Islamist jihad has two goals, both global. One of these is the toppling of the evil regimes in the Muslim countries, because their leaders are only outwardly Muslim. It is thus a religious obligation to fight them, depose them, and establish a truly Islamic regime in their place. The other goal is to wage war against the main infidel power, the U.S., and all of its allies.

Israel and the Jews are singled out in bin Laden's jihaddeclaration. It presents the 1991 Gulf War as an operation by "the Crusader-Zionist alliance." It further states that one of the goals of the U.S. in its campaigns in the Middle East is "to help the tiny Jewish state and to distract attention from the fact that it is occupying Jerusalem and murdering Muslims."

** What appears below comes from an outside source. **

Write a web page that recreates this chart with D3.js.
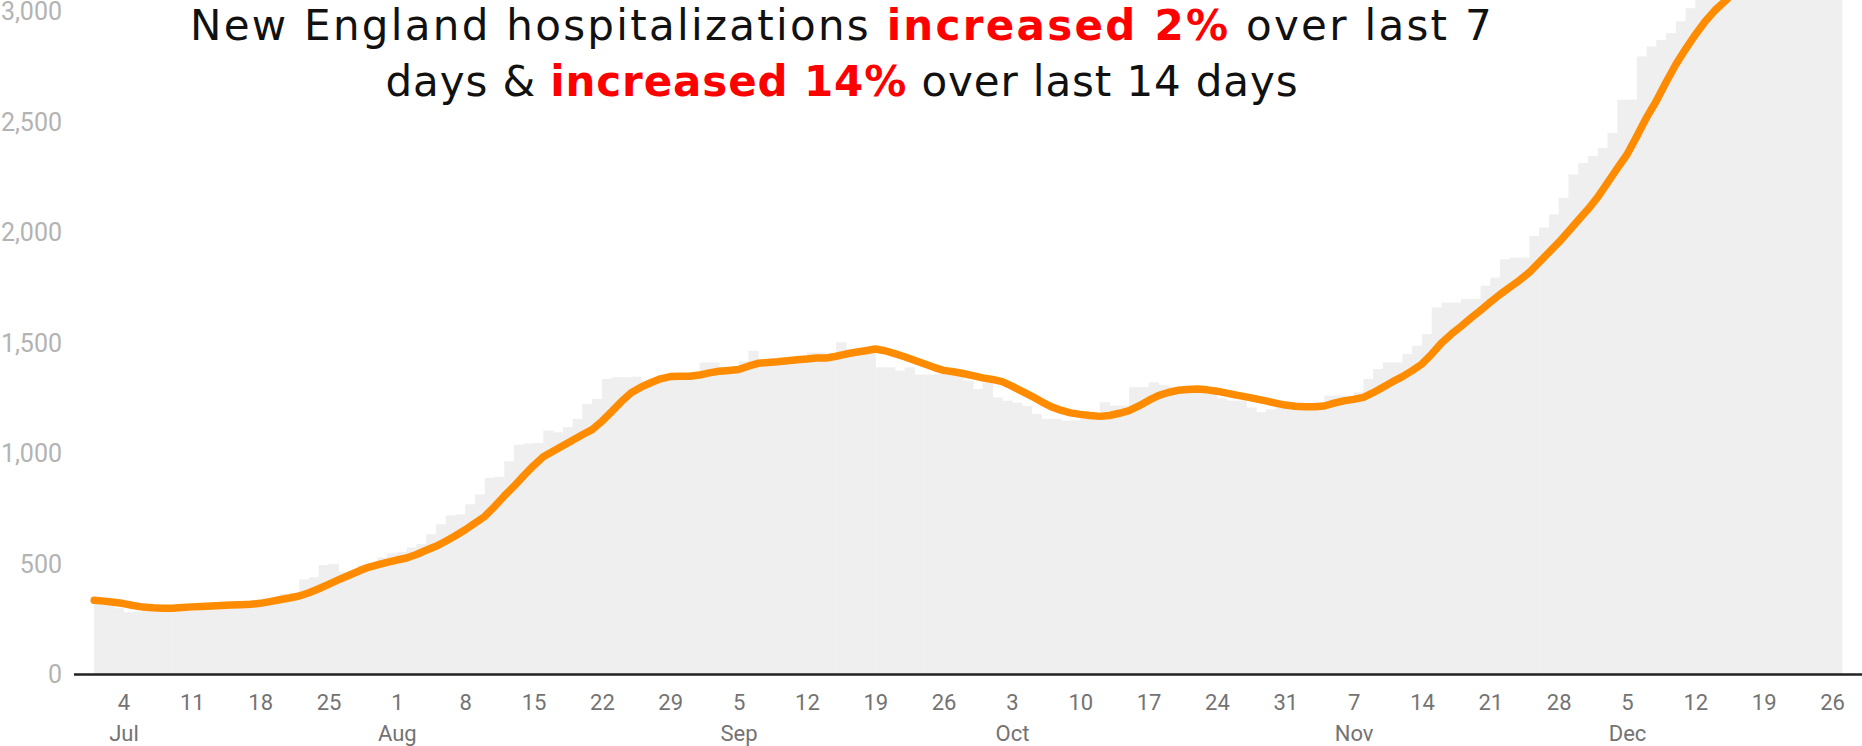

Osama bin Laden's declaration of jihad is not an isolated document. Similar calls – and even stronger ones – are disseminated regularly through Friday sermons that are broadcast live on Arab television across the Arab and Muslim world, and even in the West. These sermons include exhortations to slaughter Jews and Americans, because "Allah has commanded the killing of the infidels." [8]

In sum, from the Islamist perspective, Muslims are in a no-holds-barred war ofjihad. We have seen how Islam's traumatic encounter with Western culture in the 19th and early 20th centuries led to the emergence of Salafism and, subsequently, to the formation of the Muslim Brotherhood movement and other similar groups. We have also seen how two Islamic movements which emerged two centuries apart – the Muslim Brotherhood and its offshoots, on the one hand, and Wahhabism, on the other – share a spiritual father in Ibn Taymiyya and have united in a common holy war, intended to change the face of the world.